Waiting for the barbarians is the English title of a famous poem by the Greek poet Cavafy. The people are expecting the barbarians to arrive today or tomorrow. Eventually by nightfall they have not arrived, and some people say they don’t exist any longer. “And now,” a voice asks, “what will become of us without the barbarians? They were a kind of solution.” The South African Nobel laureate J.M. Coetzee borrowed this same title for one of his finest novels, in which the threat of invasion or simply being overwhelmed by foreigners provides the excuse for fascistic measures to be imposed on a population.
As I crossed a bridge of dreams is the title of an 11th century book which originally had no title, written by a lady whose real name remains unknown. It contains the reminiscences of a lady on the fringes of court society who, in her loneliness, experiences powerful dream visions of the Buddha. Australian composer Anne Boyd based this composition on Japanese gagaku music. The voices gradually form the phonemes of various Buddha names and eventually the name of Amida, the Buddha who promises to return and fetch her soon.
The medieval music in this program is chosen not for its texts, but for the musical techniques employed. These I feel offer both a contrast in sound and lend a sympathetic ear to the contemporary music here presented. In the Dufay the trumpet parts have been texted so that they can be sung. Ave miles is a motet in honour of Edmund, King and Martyr, in which phrases are exchanged between the two top voices, and between the two lower voices. In Alleluia Hockets four short compositions (all based on the same cantus firmus which is presented each time in a different meter), are combined into one single piece: each section is sung to one syllable from the word Alleluia. The term hocket refers to the exchange of single pitches between two voices to create a more or less continuous melodic line.
Julia Wolfe is one of the New York Bang On A Can triumvirate of composers.

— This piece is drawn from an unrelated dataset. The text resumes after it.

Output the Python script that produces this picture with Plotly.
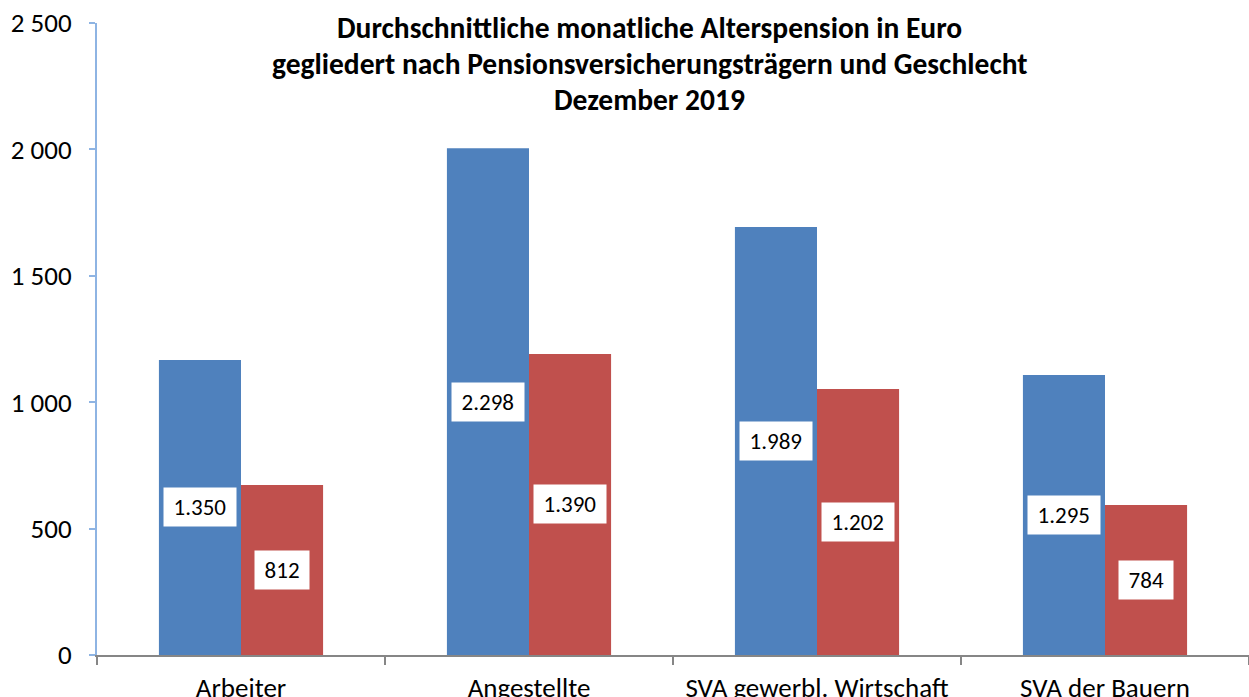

Her title is taken from the daily Hebrew service and paraphrases part of Psalm 34: “Guard my tongue from evil and my lips from speaking deceit.”
Universe Birds is an early piece by Hans Abrahamsen, in three short sections: Blue / Universe Birds / Air. To summarize: /An egg swells like a bubble in the flesh, a word let out into the air. / White birds like songs over the earth. / The stewardess gave me a blanket, I slept and suddenly we were in the air…
Jennifer Walshe’s White Noisery is – the composer writes – “about the tension between urgency and meaning. It is a piece about the subway prophet who grabs you by the lapels to shout a strange truth into your face; the cult who spent 40 years digging an underground cavern dedicated to destroying rock music; fragments of text found on obscure internet discussion boards lovingly transcribed in an empty office building in an abandoned Manhattan. It explores utterances at the edge of sense, from a vast array of human vocal and gestural languages through the voices of dolphins learning to speak and the chord by chord analysis of barbershop quartets. The choir function virtuosically – singing, chanting, speaking, whispering, playing recorders and other gadgets, acting out silent”.